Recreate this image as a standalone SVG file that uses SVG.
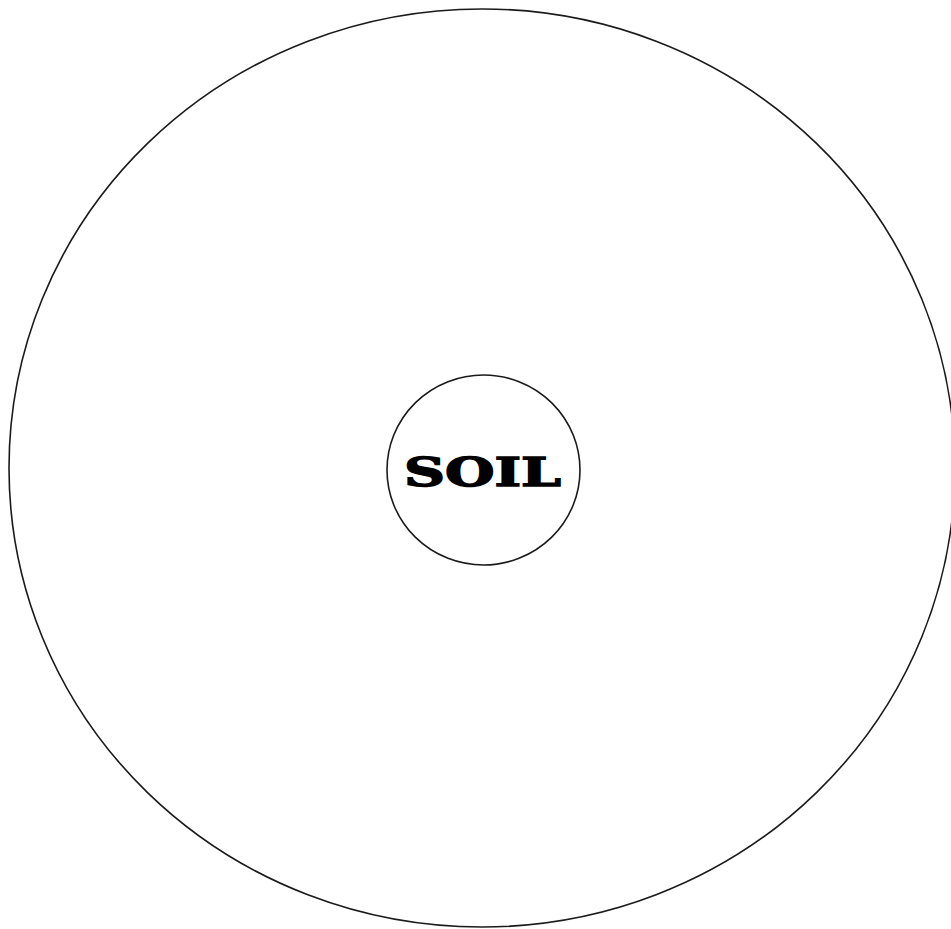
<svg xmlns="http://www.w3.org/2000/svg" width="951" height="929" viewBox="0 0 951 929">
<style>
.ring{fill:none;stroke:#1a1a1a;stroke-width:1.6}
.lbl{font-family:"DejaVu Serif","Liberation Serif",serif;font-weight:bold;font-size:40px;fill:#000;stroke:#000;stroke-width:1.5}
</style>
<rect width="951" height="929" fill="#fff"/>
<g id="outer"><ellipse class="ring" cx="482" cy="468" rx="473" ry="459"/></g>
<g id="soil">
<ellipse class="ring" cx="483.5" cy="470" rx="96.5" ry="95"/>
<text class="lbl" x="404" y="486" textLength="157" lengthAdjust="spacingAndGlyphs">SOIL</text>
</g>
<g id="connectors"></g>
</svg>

*Request:* Restate the full listing verbatim and drop every picture.

*Finished answer:*
Recreate this image as a standalone SVG file that uses SVG.
<svg xmlns="http://www.w3.org/2000/svg" width="951" height="929" viewBox="0 0 951 929">
<style>
.ring{fill:none;stroke:#1a1a1a;stroke-width:1.6}
.lbl{font-family:"DejaVu Serif","Liberation Serif",serif;font-weight:bold;font-size:40px;fill:#000;stroke:#000;stroke-width:1.5}
</style>
<rect width="951" height="929" fill="#fff"/>
<g id="outer"><ellipse class="ring" cx="482" cy="468" rx="473" ry="459"/></g>
<g id="soil">
<ellipse class="ring" cx="483.5" cy="470" rx="96.5" ry="95"/>
<text class="lbl" x="404" y="486" textLength="157" lengthAdjust="spacingAndGlyphs">SOIL</text>
</g>
<g id="connectors"></g>
</svg>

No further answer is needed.